Lock-on targeting is also more fiddly when multiple enemies are in the same area. It’s enraging when you run into a room with a strategy to attack one baddie, only for the lock-on to snap to someone else, snapping the camera all over the place, your attacks whiffing, and panic ensuing as a massive heap of the proverbial collides with the fan.
The bump to 60 frames also doesn’t feel as drastic because 2 and 3 offered this, with 2 getting a remaster (Scholar of the First Sin) ahead of this one, and it’s hard to remember all the way back to 2011 to notice the difference.
I’m not asking for this Remaster to incorporate huge metagame changes. I don’t need tweaks to Estus Flasks or even infinite torches, and of course, there will be many who argue they want Dark Souls to play exactly as it did back in 2011, and to hell with what the latter entries did. But personally, I’d prefer these under-the-hood refinements retrospectively added.
My other gripe comes in the form of the visuals – on PS4 Pro at least. While they do indeed look much sharper than the original PS3/Xbox 360 versions, the textures can be inconsistent and look very murky at times. There’s an inconsistency that means that some areas will look absolutely gorgeous, but other times be spoilt by garish textures that look smudged, or like when a game is still loading all the textures and details despite it starting. The 4K resolution only brings this issue even further into the light.
The ace in the hole is, of course, the Nintendo Switch. While the console may lack the visual upgrades and framerate bump the other platforms are receiving, it’s hard to turn away from the appeal of the portability of having Dark Souls everywhere I go. The risk of course is having to avoid yelling every unconscionable swear word while on a busy train, but it’s a risk worth taking. I’ve been left a little unimpressed by the textures on PS4, and feel the massively improved resolution only serves to further emphasise their murkiness, so this inadvertently makes the Switch an even more enticing prospect. It may mean a downgrade to 30 fps, but considering this is what we had way back when, I’ll happily take that experience.
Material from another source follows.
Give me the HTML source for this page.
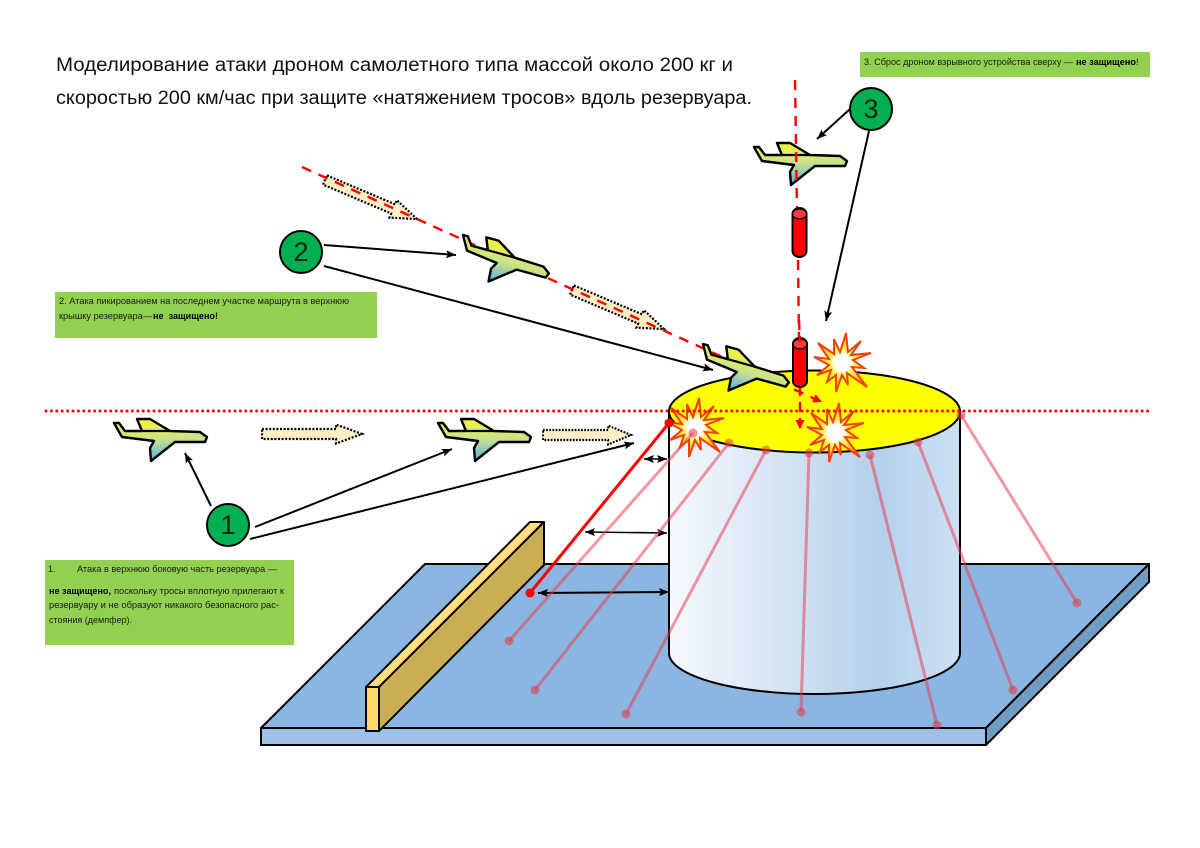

Ironically, the PS4 version of the game has managed to sell me on the Switch version even more. I will 100% be getting this game at launch, it’s still an icon, I just don’t feel the PS4 version doesn’t offer a significant enough Remaster to outweigh the convenience Nintendo’s console brings, even with its sacrifices.
Dark Souls remains a phenomenal game, warts and all. This is a true remaster of the game that blew everyone away seven years ago, but that will also mean that improvements to the formula which evolved over its two sequels will be absent.
While there are some visual upgrades, they don’t go far enough and this is disappointing. 60 fps is great, but again as we’ve had that in later entries, the difference isn’t as impactful.
While there may be a minor disappointment in the PS4 upscale, the big silver lining is that this makes the Nintendo Switch version very exciting indeed.